Natürlich hat man mit dem Homeschooling nicht alles durcharbeiten können, was man im regulären Unterricht erreicht hätte. Das habe ich selber mit meinen Kindern erlebt. Da mache ich mir nichts vor. Anderseits habe ich von vielen Kindern gehört, dass sie diese Zeit auch sehr spannend erlebt haben. Es gab ihnen Freiräume und Möglichkeiten, Neues zu entdecken. Auch die neuen Kontaktformen zu den Lehrpersonen waren wertvoll. Da ist viel Gutes entstanden, das uns alle auch weiterbringt und das wir in die Nach-Corona-Zeit mitnehmen wollen. Ich habe nicht das Gefühl, dass die Kinder durch diesen Unterbruch bildungsmässig einen grossen Nachteil erfahren.
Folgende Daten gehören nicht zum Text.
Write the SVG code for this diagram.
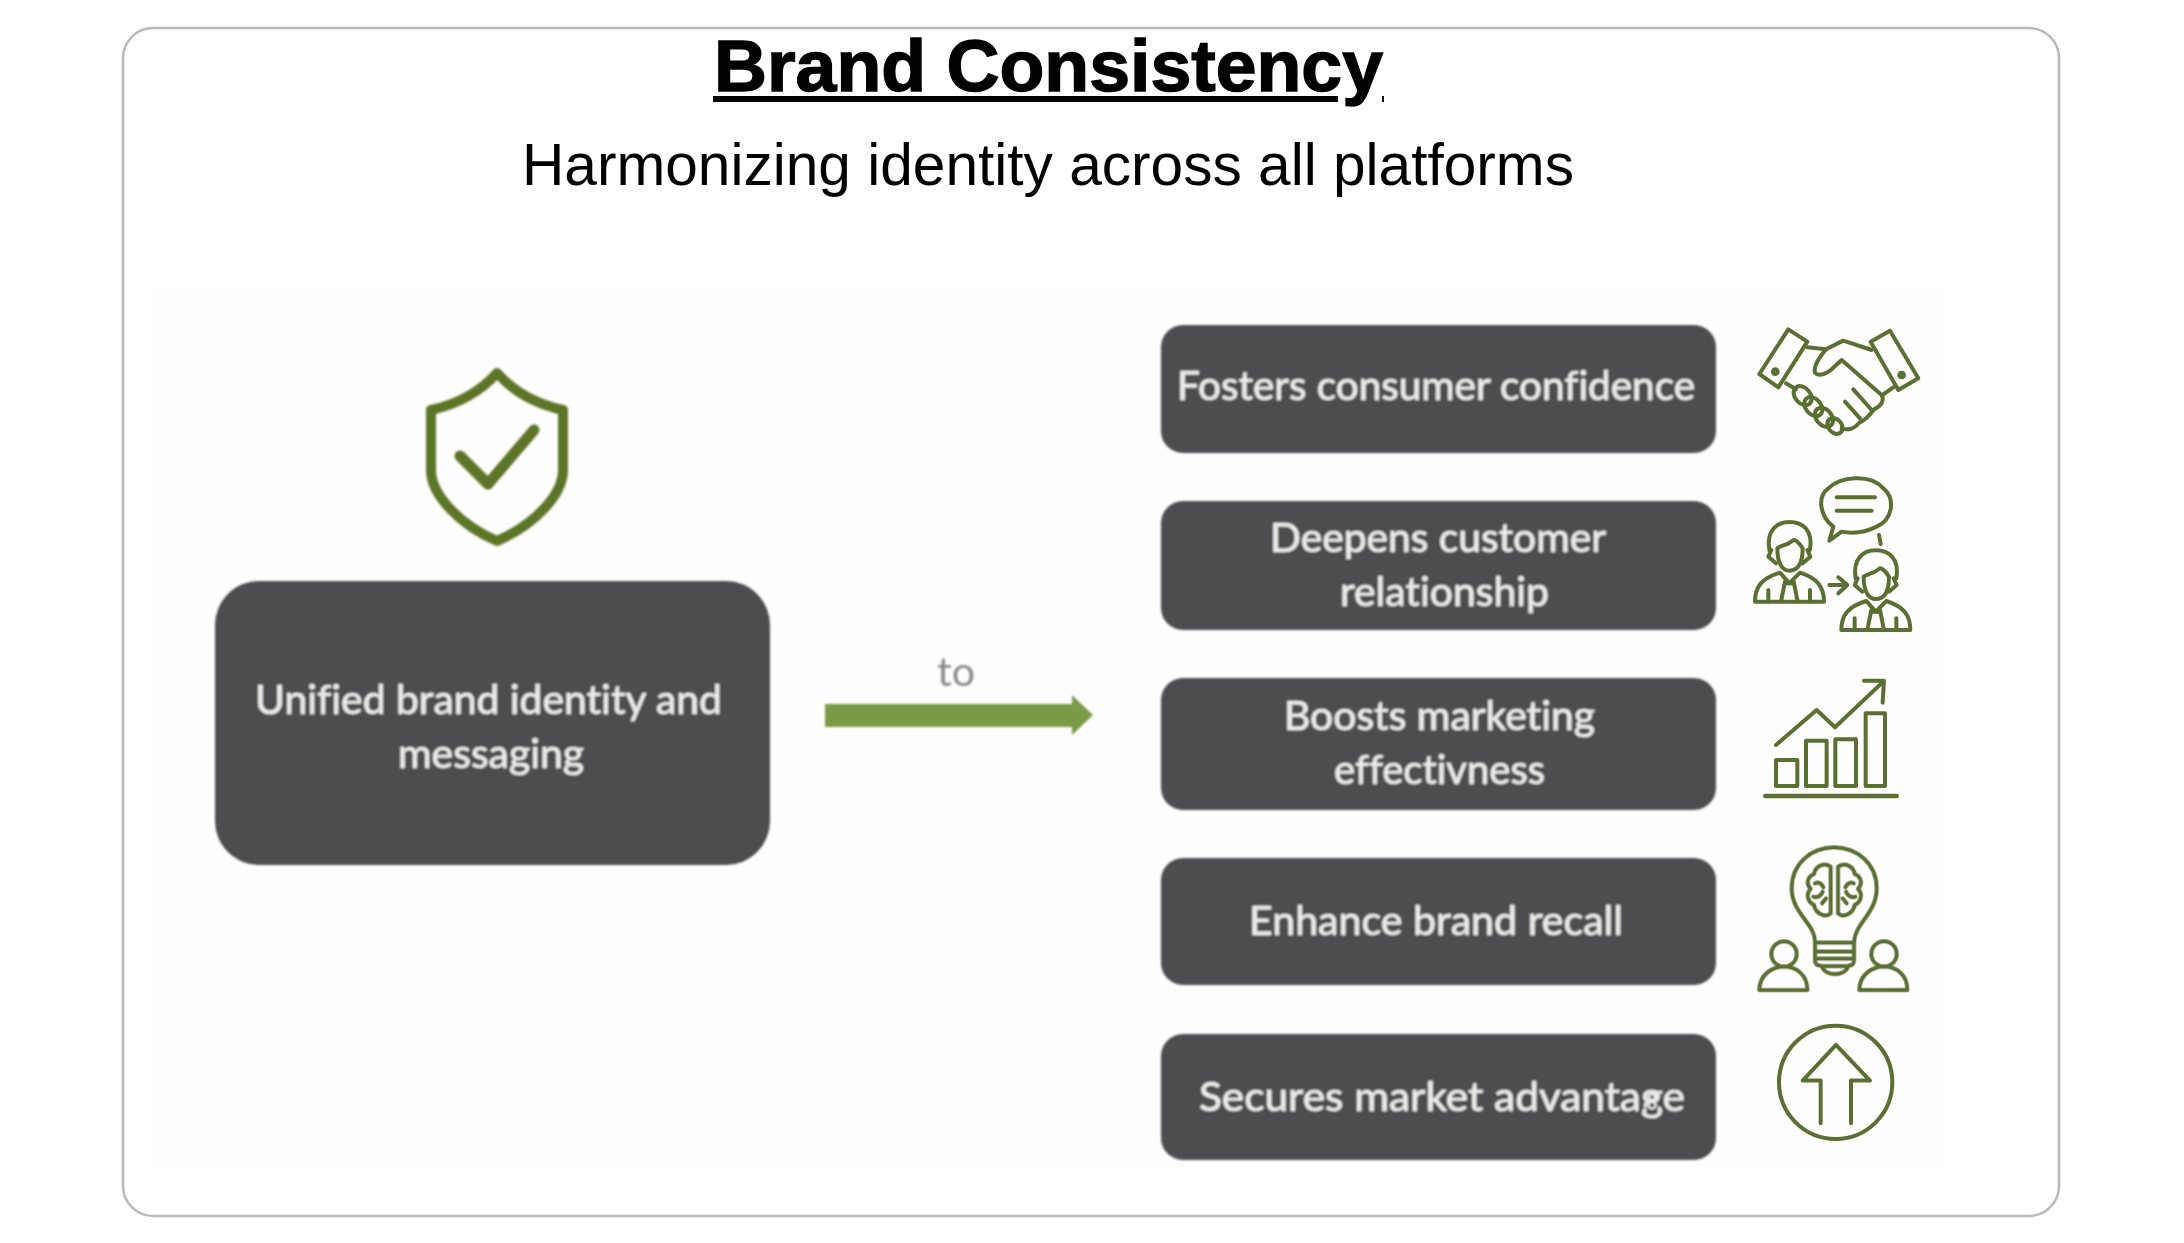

Ist die Stimmung im Schulhaus heute anders?

Viele Kinder, die vorher vielleicht nicht so freudig zur Schule kamen, haben in diesen Wochen gemerkt, dass die Schule einem richtig fehlen kann. Wer hätte das im Februar gedacht! Wir haben jedenfalls festgestellt, dass die meisten sehr motiviert und auch mit Freuden wiederkamen.

Was hat dieser Lockdown mit Ihnen persönlich gemacht?

Ehrlich gesagt war es für mich oft keine einfache Zeit. Wir haben zuhause auch drei Kinder, zwei davon schulpflichtig, die wir unterrichten mussten. Das habe ich nicht nur genossen, es gab auch echt schwierige Momente. Zuhause unterrichten und – zusammen mit der Kollegin – für die Schule verantwortlich sein, das hat mich zeitweise recht gefordert. Ich konnte nie ganz abschalten. Es war spannend und herausfordernd, aber ich bin froh, dass jetzt einiges wieder strukturierter und klarer ist.